Fragrance update

Roy M. Sachs
Wed, 10 Jul 2002 10:56:39 PDT
Some weeks ago, May 10th to be exact, on that other forum,  Jane 
McGary contributed the following in the form of a question,

>Can anyone explain the mechanism by which flowers emit fragrance at
>particular times of day? I know that many flower scents are detectible only
>in warm temperatures, regardless of time of day, but others are detectible
>primarily in the late afternoon and night, whether the flowers are open or
>not. What actually happens, physiologically, when the fragrance is emitted?
>I was moved to ask this because I have some flowers of Gladiolus tristis in
>the house right now. Their beautiful scent is not very strong in the
>morning, but in late afternoon it suddenly strengthens, even though they
>are on cut stems in a room with artificial light as well as daylight.
>Most night-scented flowers seem to be light-colored (like this pale yellow
gladiolus) and are said to attract moths as pollinators.

Over 40 years ago I worked a bit on release of fragrance from excised 
corollas of Cestrum nocturnum (night-blooming jasmine) turned 
out that even the excised corollas were most heavily scented in the 
evenings as if the circadian control was due to mechanisms localized 
in the coralla and not the entire plant....but we didn't go further. 
it turns out that there is marvelous stuff going on.

In the June 28th issue of Science (vol. 286 p 2327-2329) there is a 
review of some recent work on fragrance in Clarkia and Antirhinnum. 
In Clarkia 8 to 12 major compounds were discovered related to their 
characteristic aroma and the researchers isolated an enzyme in the 
petals that catalyzes the synthesis of one of linalool (common to 
many flowers). Now 3 other enzymes have been characterized and 
they're mainly in the epidermal layer of the petals.
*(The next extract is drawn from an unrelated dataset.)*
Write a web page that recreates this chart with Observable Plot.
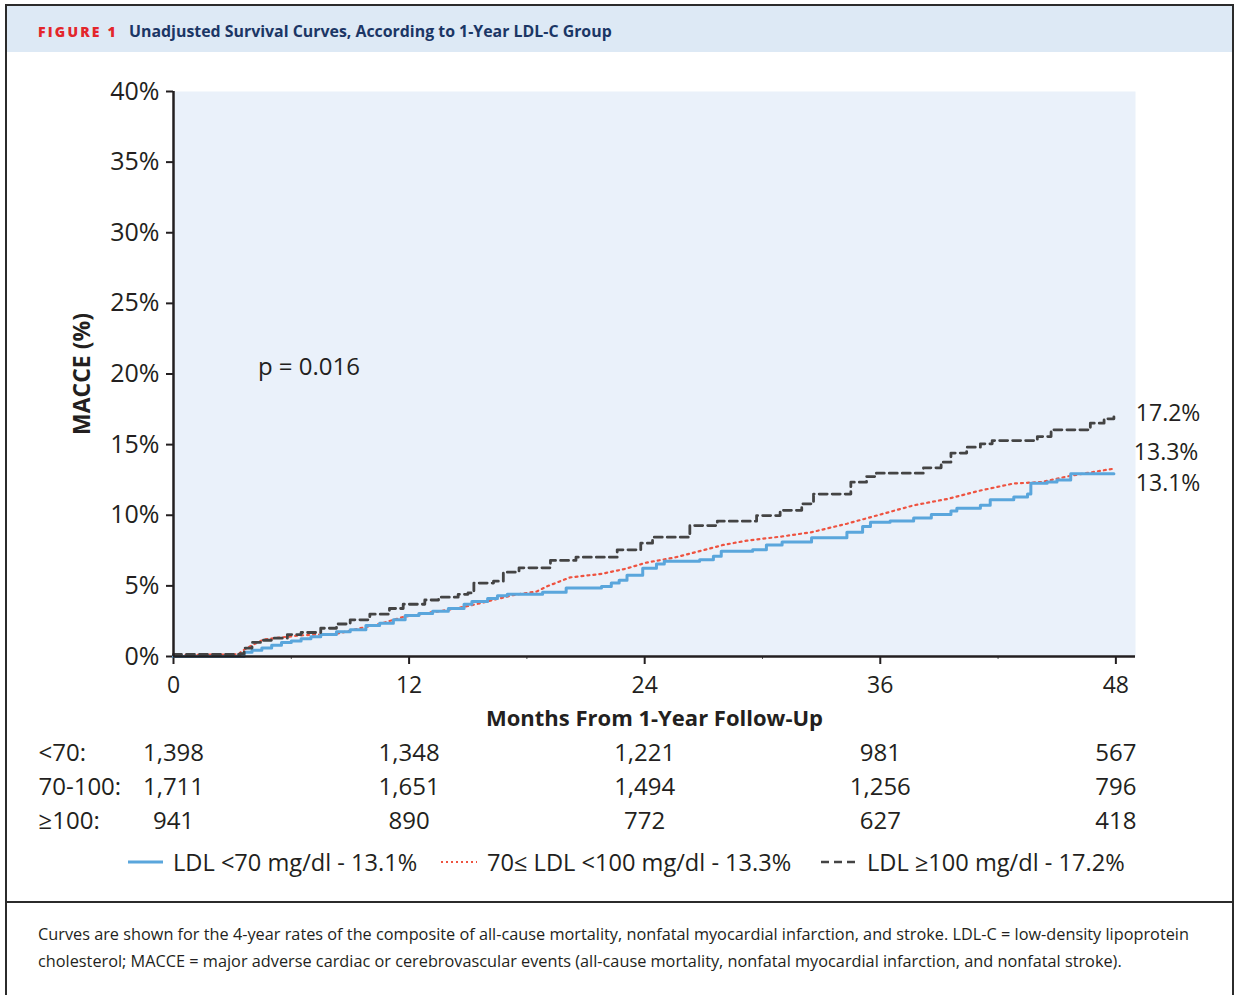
<!DOCTYPE html>
<html><head><meta charset="utf-8">
<script src="https://cdn.jsdelivr.net/npm/d3@7"></script>
<script src="https://cdn.jsdelivr.net/npm/@observablehq/plot@0.6"></script>
<style>
body{margin:0;background:#fff;font-family:"Open Sans",sans-serif;color:#231f20;}
#fig{position:relative;width:1238px;height:995px;overflow:hidden;background:#fff;}
.border{position:absolute;left:5px;top:4px;width:1229px;height:1010px;border:2px solid #2b2b2b;box-sizing:border-box;}
.header{position:absolute;left:7px;top:6px;width:1225px;height:46px;background:#dde9f5;}
.title{position:absolute;left:38px;top:21px;white-space:nowrap;line-height:20px;}
.fig1{color:#e3262b;font-weight:800;font-size:14px;letter-spacing:2.2px;}
.ttl{color:#1b3665;font-weight:700;font-size:15.9px;margin-left:11px;}
.sep{position:absolute;left:5px;top:901px;width:1229px;height:2px;background:#2b2b2b;}
.caption{position:absolute;left:38px;top:921px;font-size:16.3px;line-height:27px;white-space:nowrap;color:#231f20;}
#chart{position:absolute;left:0;top:52px;}
.leg{position:absolute;top:846px;font-size:23.6px;white-space:nowrap;display:flex;align-items:center;height:32px;}
.leg svg{margin-right:10px;}
</style></head>
<body><div id="fig">
<div class="header"></div>
<div class="title"><span class="fig1">FIGURE 1</span><span class="ttl">Unadjusted Survival Curves, According to 1-Year LDL-C Group</span></div>
<div id="chart"></div>
<div class="leg" style="left:128px"><svg width="35" height="6"><line x1="0" x2="35" y1="3" y2="3" stroke="#5aa6dc" stroke-width="3"/></svg>LDL &lt;70 mg/dl - 13.1%</div>
<div class="leg" style="left:440px"><svg width="37" height="6"><line x1="1" x2="37" y1="3" y2="3" stroke="#ee5340" stroke-width="2" stroke-dasharray="2,3"/></svg>70≤ LDL &lt;100 mg/dl - 13.3%</div>
<div class="leg" style="left:821px"><svg width="36" height="6"><line x1="0" x2="36" y1="3" y2="3" stroke="#444" stroke-width="2.5" stroke-dasharray="8,5"/></svg>LDL ≥100 mg/dl - 17.2%</div>
<div class="sep"></div>
<div class="caption">Curves are shown for the 4-year rates of the composite of all-cause mortality, nonfatal myocardial infarction, and stroke. LDL-C = low-density lipoprotein<br>cholesterol; MACCE = major adverse cardiac or cerebrovascular events (all-cause mortality, nonfatal myocardial infarction, and nonfatal stroke).</div>
<div class="border"></div>
</div>
<script>
// ---- data ----
const months = [0, 12, 24, 36, 48];
const minorMonths = [6, 18, 30, 42];
const yTicks = [0, 5, 10, 15, 20, 25, 30, 35, 40];
const riskLow = [1398, 1348, 1221, 981, 567];
const riskMid = [1711, 1651, 1494, 1256, 796];
const riskHigh = [941, 890, 772, 627, 418];
const riskLabels = ["<70:", "70-100:", "≥100:"];
const endLabels = [13.1, 13.3, 17.2];
const pValue = "p = 0.016";

// [months, cumulative MACCE %]
const ldlLow = [[0,0],[3.4,0],[3.6,0.3],[4.0,0.45],[4.5,0.6],[5.0,0.8],[5.5,1.0],[6.0,1.1],[6.5,1.25],[7.0,1.4],[7.5,1.55],[8.3,1.75],[9.0,1.9],[9.8,2.2],[10.5,2.35],[11.2,2.6],[11.8,2.9],[12.5,3.05],[13.2,3.2],[14.0,3.4],[14.8,3.7],[15.2,3.9],[16.0,4.1],[16.5,4.3],[17.0,4.4],[18.8,4.55],[20.0,4.85],[21.8,4.95],[22.3,5.2],[22.7,5.4],[23.1,5.75],[23.9,6.25],[24.6,6.55],[25.0,6.75],[26.8,6.85],[27.5,7.1],[27.9,7.45],[29.5,7.55],[30.2,7.9],[31.0,8.1],[32.5,8.4],[34.3,8.8],[35.1,9.2],[35.5,9.5],[36.5,9.6],[37.7,9.8],[38.6,10.05],[39.6,10.3],[39.9,10.5],[41.1,10.7],[41.6,11.1],[42.8,11.3],[43.5,11.5],[43.67,12.27],[44.5,12.35],[45.0,12.5],[45.7,12.93],[47.9,12.93]];
const ldlMid = [[0,0.1],[3.3,0.15],[3.5,0.4],[4.0,0.8],[4.6,1.2],[5.5,1.35],[6.5,1.5],[8.3,1.6],[9.5,2.0],[10.5,2.3],[11.7,2.8],[13,3.1],[14,3.3],[15.1,3.6],[16,3.9],[17.3,4.35],[18.5,4.6],[19.0,4.95],[20.2,5.6],[21.8,5.85],[23,6.2],[24.1,6.65],[25.5,7.0],[27.2,7.6],[28,7.9],[29.2,8.2],[31,8.5],[32.5,8.8],[34.3,9.4],[36.0,10.05],[37.7,10.7],[39.4,11.15],[41.1,11.75],[42.8,12.25],[44.2,12.35],[45.7,12.8],[47.9,13.3]];
const ldlHigh = [[0,0.15],[3.4,0.2],[3.6,0.6],[4.0,1.0],[4.5,1.15],[5.0,1.3],[5.8,1.55],[6.5,1.7],[7.5,2.0],[8.3,2.3],[9.0,2.6],[10,3.0],[11,3.4],[11.7,3.7],[12.8,4.0],[13.5,4.2],[14.5,4.4],[15.0,4.5],[15.3,5.2],[16.3,5.33],[16.8,5.97],[17.6,6.28],[19.2,6.8],[20.5,7.03],[22.6,7.55],[23.8,8.02],[24.4,8.45],[26.3,9.27],[27.7,9.58],[29.7,9.98],[30.9,10.35],[32.0,10.81],[32.6,11.5],[34.5,12.34],[35.3,12.74],[35.8,12.98],[38.2,13.36],[39.1,13.76],[39.6,14.4],[40.4,14.82],[41.1,15.06],[41.7,15.29],[44.0,15.57],[44.7,16.05],[46.7,16.52],[47.4,16.83],[47.9,17.18]];

// ---- chart ----
const fmt = d3.format(",");
const ink = "#231f20";
const riskMark = (vals, dy) => Plot.text(vals, {x: (d, i) => months[i], text: d => fmt(d), frameAnchor: "bottom", lineAnchor: "middle", dy, fontSize: 24, fill: ink});
const rowLabel = (t, dy) => Plot.text([t], {frameAnchor: "bottom-left", lineAnchor: "middle", dx: -135, dy, textAnchor: "start", fontSize: 24, fill: ink});

const chart = Plot.plot({
  width: 1238, height: 848,
  marginLeft: 173, marginRight: 103, marginTop: 39, marginBottom: 244,
  x: {domain: [0, 49]},
  y: {domain: [0, 40]},
  style: {fontFamily: "Open Sans, sans-serif", color: ink, background: "transparent"},
  marks: [
    Plot.frame({fill: "#eaf1fa", stroke: null}),
    Plot.axisX({ticks: minorMonths, tickSize: 3, tickFormat: () => "", label: null, stroke: "#555"}),
    Plot.axisX({ticks: months, tickSize: 8, tickPadding: 12, fontSize: 23, label: null, strokeWidth: 2, stroke: ink}),
    Plot.axisY({ticks: yTicks, tickSize: 7, tickPadding: 7, tickFormat: d => d + "%", fontSize: 25, label: null, strokeWidth: 2, stroke: ink}),
    Plot.line(ldlMid, {x: d => d[0], y: d => d[1], stroke: "#ee5340", strokeWidth: 2.2, strokeDasharray: "2,4"}),
    Plot.line(ldlLow, {x: d => d[0], y: d => d[1], curve: "step-after", stroke: "#5aa6dc", strokeWidth: 3}),
    Plot.line(ldlHigh, {x: d => d[0], y: d => d[1], curve: "step-after", stroke: "#444", strokeWidth: 2.8, strokeDasharray: "8,5"}),
    Plot.ruleY([0], {stroke: ink, strokeWidth: 2.5}),
    Plot.ruleX([0], {stroke: ink, strokeWidth: 2.5}),
    Plot.text([pValue], {x: 4.3, y: 20.5, textAnchor: "start", fontSize: 24, fill: ink}),
    Plot.text([endLabels[2]], {x: 48, y: d => d, text: d => d + "%", dx: 20, textAnchor: "start", fontSize: 23, fill: ink}),
    Plot.text([endLabels[1]], {x: 48, y: d => d, text: d => d + "%", dx: 18, dy: -16, textAnchor: "start", fontSize: 23, fill: ink}),
    Plot.text([endLabels[0]], {x: 48, y: d => d, text: d => d + "%", dx: 20, dy: 12, textAnchor: "start", fontSize: 23, fill: ink}),
    Plot.text(["MACCE (%)"], {frameAnchor: "left", textAnchor: "middle", lineAnchor: "middle", rotate: -90, dx: -91, fontSize: 23, fontWeight: "bold", fill: ink}),
    Plot.text(["Months From 1-Year Follow-Up"], {frameAnchor: "bottom", lineAnchor: "middle", dy: 62, fontSize: 22, fontWeight: "bold", fill: ink}),
    rowLabel(riskLabels[0], 97), rowLabel(riskLabels[1], 131), rowLabel(riskLabels[2], 165),
    riskMark(riskLow, 97), riskMark(riskMid, 131), riskMark(riskHigh, 165)
  ]
});
document.getElementById("chart").appendChild(chart);
</script>
</body></html>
The research offers promise for a) understanding the biochemistry and 
timing of release of aroma from flowers,and b) through genomic 
studies, which intend to identify the genes controlling the pertinent 
enzymes, the hope of re-introducing scent to species where scent has 
been lost in the course of breeding programs (where the primary goals 
have been bloom size, color and vase life).